'Tis the season to gather, celebrate and rejoice, right? Not if you are a job seeker. This time of year can be particularly stressful for job seekers who are tempted to vent about their concerns, anger, and opinions, and share their frustrations with everyone around them. However, reputations and careers are often built, enhanced, and crushed by missteps due to carelessness or poor planning. As you transition from the military to the civilian workforce, here are some topics to avoid at holiday gatherings:
1. The Presidential Election
Each of the 319+ million people living in the United States has a strong opinion about the outcome of the recent presidential election. The odds are, if you were to start voicing your views at a holiday event, you would find sympathizers as well as people outraged at your opinion. For this reason alone, I advise not discussing politics, or the election, at social or business gatherings. There is always risk and reward when being authentic and sharing your passion and views. When you find those with whom you agree, there is synergy, a building on ideas, and discovery of like minds. When you encounter someone with a strong opposing viewpoint, it is possible for the discussion to turn from discussion to rage quickly. For job seekers, this is a risk not worth taking.

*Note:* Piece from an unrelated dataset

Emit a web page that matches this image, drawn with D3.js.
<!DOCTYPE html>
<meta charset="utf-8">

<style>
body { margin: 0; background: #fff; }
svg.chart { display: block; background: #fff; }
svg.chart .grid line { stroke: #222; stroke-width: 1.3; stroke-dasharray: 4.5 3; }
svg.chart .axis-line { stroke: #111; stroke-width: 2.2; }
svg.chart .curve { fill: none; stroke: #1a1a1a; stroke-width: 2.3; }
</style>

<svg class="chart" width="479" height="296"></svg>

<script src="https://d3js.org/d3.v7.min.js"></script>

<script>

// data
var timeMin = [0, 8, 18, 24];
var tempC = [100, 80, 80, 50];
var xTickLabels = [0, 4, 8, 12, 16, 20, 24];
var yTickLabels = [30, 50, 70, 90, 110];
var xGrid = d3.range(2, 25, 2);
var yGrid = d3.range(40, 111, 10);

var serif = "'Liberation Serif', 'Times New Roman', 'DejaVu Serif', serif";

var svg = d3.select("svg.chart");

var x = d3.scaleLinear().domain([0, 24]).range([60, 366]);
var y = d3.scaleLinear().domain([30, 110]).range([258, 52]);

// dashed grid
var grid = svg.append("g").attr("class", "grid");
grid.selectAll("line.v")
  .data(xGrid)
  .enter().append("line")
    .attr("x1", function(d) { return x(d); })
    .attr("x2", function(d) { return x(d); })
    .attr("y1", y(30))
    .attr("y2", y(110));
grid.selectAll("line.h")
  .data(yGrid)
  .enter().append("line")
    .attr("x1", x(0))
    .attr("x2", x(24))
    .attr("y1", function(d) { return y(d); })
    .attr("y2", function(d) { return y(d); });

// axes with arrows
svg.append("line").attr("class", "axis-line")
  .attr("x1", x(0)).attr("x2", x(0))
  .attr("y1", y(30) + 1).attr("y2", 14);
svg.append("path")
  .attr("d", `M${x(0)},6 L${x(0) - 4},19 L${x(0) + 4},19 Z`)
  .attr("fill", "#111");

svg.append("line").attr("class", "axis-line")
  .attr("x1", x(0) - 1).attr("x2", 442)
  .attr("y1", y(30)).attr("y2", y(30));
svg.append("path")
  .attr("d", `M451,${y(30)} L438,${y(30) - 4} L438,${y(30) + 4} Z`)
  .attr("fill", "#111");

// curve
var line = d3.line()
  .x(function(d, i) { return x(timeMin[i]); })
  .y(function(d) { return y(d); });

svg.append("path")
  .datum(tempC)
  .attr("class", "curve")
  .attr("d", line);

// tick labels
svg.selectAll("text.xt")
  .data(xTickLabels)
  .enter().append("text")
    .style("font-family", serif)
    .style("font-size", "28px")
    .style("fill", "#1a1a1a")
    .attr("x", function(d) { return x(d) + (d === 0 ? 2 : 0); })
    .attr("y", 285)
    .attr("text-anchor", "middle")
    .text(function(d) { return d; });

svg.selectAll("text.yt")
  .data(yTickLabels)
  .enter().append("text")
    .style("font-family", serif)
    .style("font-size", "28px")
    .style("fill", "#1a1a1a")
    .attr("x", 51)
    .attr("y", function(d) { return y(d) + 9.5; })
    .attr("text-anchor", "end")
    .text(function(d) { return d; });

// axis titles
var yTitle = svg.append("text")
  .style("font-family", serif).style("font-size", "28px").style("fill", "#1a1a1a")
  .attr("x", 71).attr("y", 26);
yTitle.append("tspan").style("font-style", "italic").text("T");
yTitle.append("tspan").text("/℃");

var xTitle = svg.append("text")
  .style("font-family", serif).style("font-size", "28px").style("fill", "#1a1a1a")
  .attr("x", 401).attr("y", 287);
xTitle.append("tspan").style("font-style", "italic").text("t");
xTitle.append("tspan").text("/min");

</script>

2. War/International Conflicts/Terrorism
Your commitment, passion and duty to serve your country likely gives you strong views, and realistic insight into conflicts happening around the world. While relevant and interesting, your opinions could negatively influence the people you're talking to at a holiday gathering. Remember the numbers -- estimates are that around one percent of Americans have served in the military. This means that you are likely speaking to someone who has no connection to, or real understanding, of the sacrifices, realities, and intel of international conflicts, terrorism, or war. They know what they've read in the news, or what a friend posted online. Do you want to be the one to inform them of the "realities" of war? Consider the impact to your reputation and credibility if this is what you are remembered for.
3. Celebrity Drama
Disappointing as it might be that the popular celebrity couple you follow is headed to divorce… is this the conversation you want to have with new contacts, and the impression you want to leave? We often remember who told us news in addition to the news itself (remember the expression, "don't shoot the messenger"). Instead of talking about celebrity drama or gossip, why not use the news to enhance your reputation and brand? Introduce topics about trends in your industry or new developments in your field of expertise. No need to avoid timely news topics, just be sure to enhance and advance ones that build your credibility, instead of take away from your brand.
4. Your Career Struggles
As a job seeker, you might be feeling rejected, disappointed, and even angry this time of year. Everywhere you look it seems people are joyous and celebrating, while you're feeling frustrated about your career options. When surrounded by new contacts at business events or networking functions, it might feel comfortable to vent your woes and share your disappointment with others who might find themselves in the same situation. Resist this urge. As best you can, remain positive and exude confidence and optimism! Remember that you never know where your next lead or opportunity will come from -- that person you're venting your anger about the job market to might be the person you're scheduled to interview with in two weeks! Focus on making a good impression when meeting new people; let them know what you're good at, passionate about, and looking for in a career. Especially at the holidays, messages of optimism are appreciated and embraced.
5. Your Health
We've all met that person who, when asked, "How are you?" tells you! Aches, pains, ailments and ills -- they share it all. Robin Kowalski, Ph.D., a professor of psychology at Clemson University offers this observation about people who lead with a complaint: "We start a conversation with a negative observation because we know that will get us a bigger response than saying something positive would." Your health -- good or bad -- is a private issue. Sharing your concerns, recent diagnosis, or limitations is not good conversation, especially at the holidays. When you share your problems with others, particularly those not equipped to provide sound advice, you put the other person at a significant disadvantage. Imagine they are asking themselves, "What am I supposed to do with that information?"
The holidays are a stressful time for most people. Instead of focusing on what you don't have (good job, healthy career, stable income, predictable future) consider what you do have. Focusing on what is positive in your life can attract positive people, opportunities, and more joy.